The range of the criminal law as compared with the civil, is very narrow. The experience of the practitioner at the criminal bar tends to develop forensic rather than reasoning faculties; to narrow the mind and sharpen the wits, rather than broaden and deepen the intellect; to make alert, cunning, effective cross-examiners and wielders of technicalities, rather than strong logicians, quick in the discernment of fundamental principles, and ready in their application to the case in hand.

Constant contact with the criminal classes, either as an advocate or in the exercise of judicial functions, has a tendency to deaden the sympathies, to lead to a complaisant view of the criminal as something inevitable, and to an indifference to the suffering that flows from his punishment. It results in an intuition and a preception of criminality in acts and persons where it frequently does not exist—in an unconscious predisposition to discover something sinister and evil in what may be innocent or merely injudicious.

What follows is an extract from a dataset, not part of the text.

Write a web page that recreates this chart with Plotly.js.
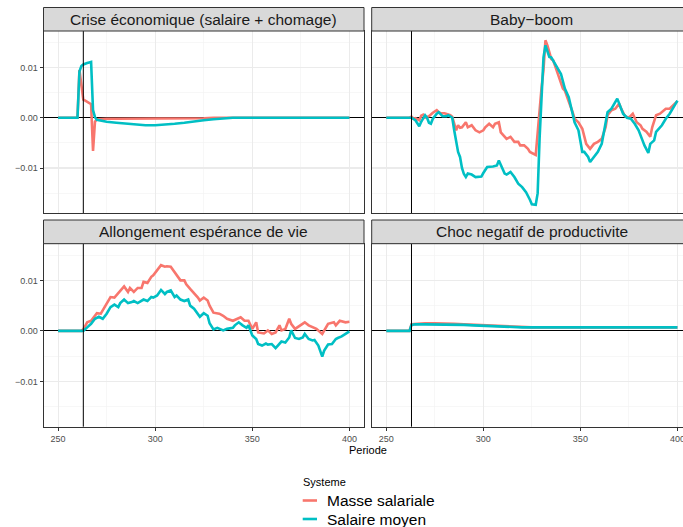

It is not a slur on the gentlemen who, with marked ability, untiring industry and sincere conscientiousness dispense justice in other criminal courts to say that the Supreme Court justices who hold criminal terms of that court are their superiors in the qualities that make a good judge, because of their wider experience and consequently better judicial qualification, and because of their freedom from bias against the accused, except such as may be temperamental.

Variety in thinking is essential to the best mental effort. Contact with many minds develops the mentality. A judge of a court exclusively criminal meets but few members of the legal profession, and confines his attention to a very small range of subjects. If he grows intellectually, it is because he wanders outside of the four walls of his judicial duties. How much better it would be if his field of effort were enlarged, so that his work would increase rather than contract his capacities. It is not for us to suggest a remedy, although one could readily be found, so far as the higher courts are concerned, in the merging of the Court of General Sessions in the Supreme Court, and the holding of a greater number of parts of that court for the trial of criminal cases.